Drug War feels like a movie about the influence To’s forebears cast on generations of kids in Hong Kong and beyond.5 The movies of the 1980s and 1990s were about blurring the line between right and wrong to uphold a more intimate set of values — loyalty, faith, community. When borders melt down and the promise of brotherhood no longer suffices, what are you left with? When the safe geometry of the city gives way to a horizon with no end, where is the law? If filmmakers of the 1990s fixated on the shared nobility of the cop and the criminal, then what happens when neither side feels much of anything?

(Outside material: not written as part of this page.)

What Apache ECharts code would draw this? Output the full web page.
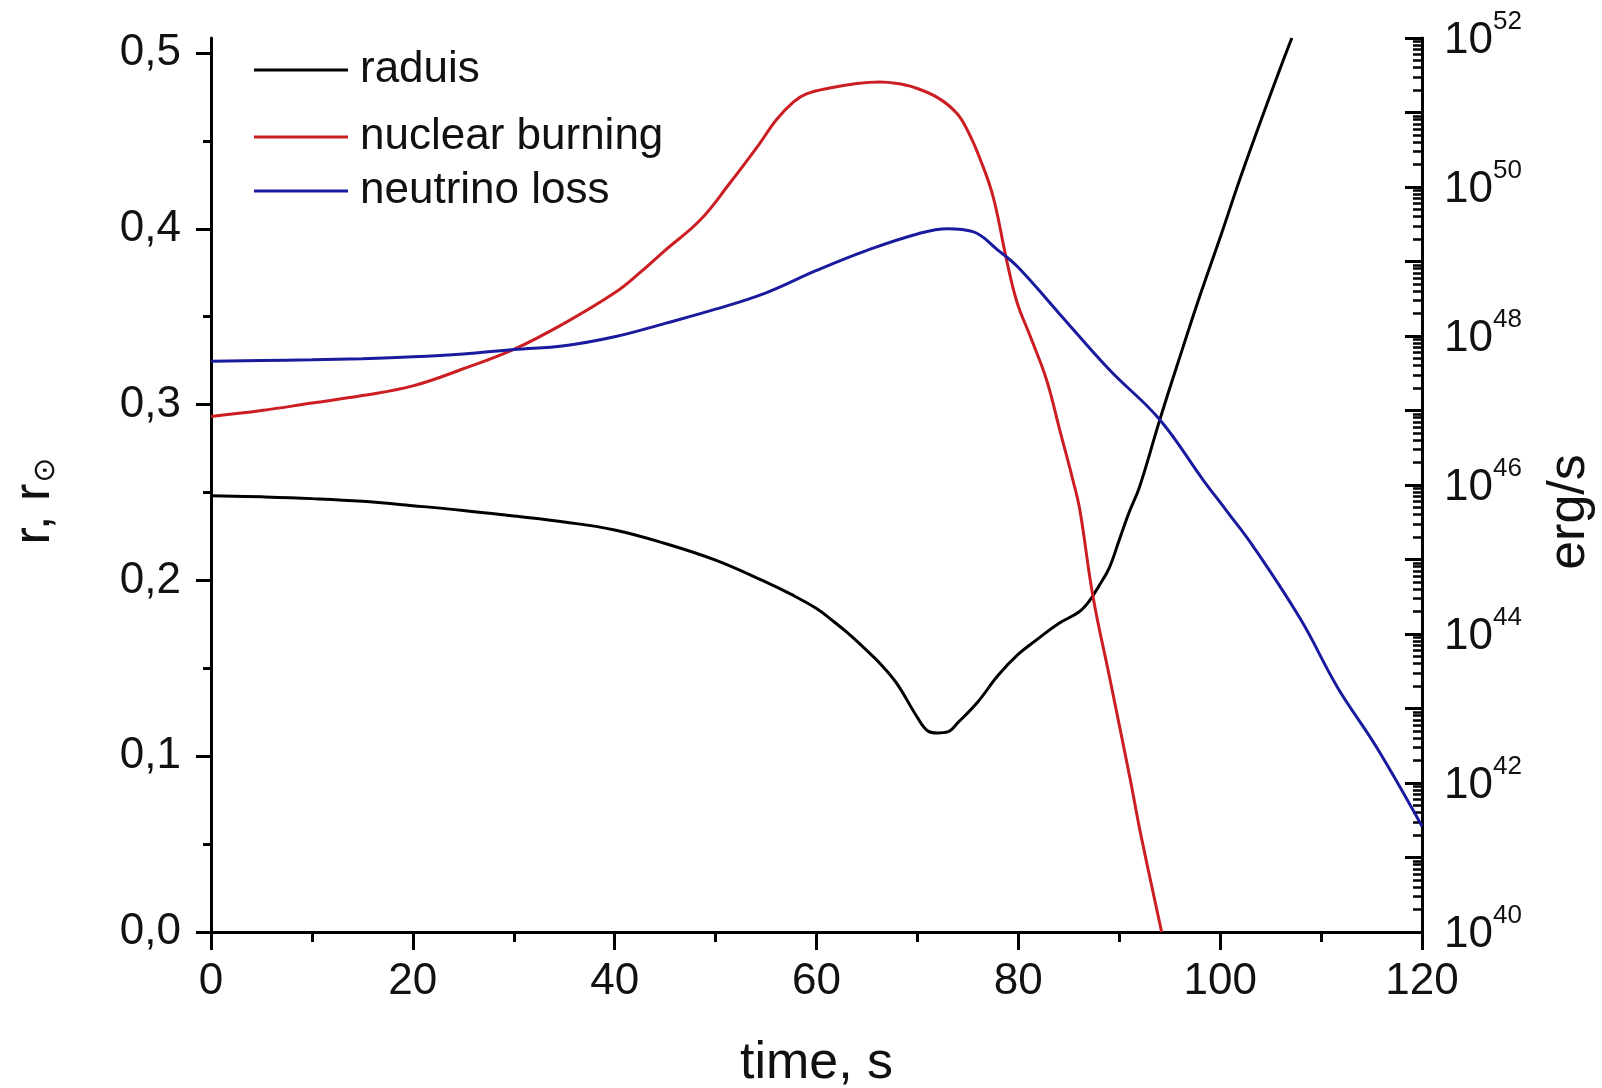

In 2015, To plans to release the third installment of Election, his classic meditation on triad bureaucracy. If his predecessors had to work within the constraints of a crowded city, then maybe the next challenge of To’s career will be dealing with the whims of Chinese censors, who likely prefer inert rom-coms or stirring historical epics to movies about the drug trade in which — spoiler alert — nearly everyone dies. Drug War is one of To’s most absorbing movies partly because it draws on the jaded desolation of the land it depicts. There’s but one moment of warmth, as the overseers of a meth lab halt production to welcome back their weary, wounded boss. They sit around the table, the only sound the bubbling of a hot pot. He breaks down and cries, revealing to them (and the audience) that he has just lost his wife to an explosion at one of their other factories. Devastated, his minions begin burning piles of ill-gotten cash as an offering to her spirit. It’s a reminder that the past is always present.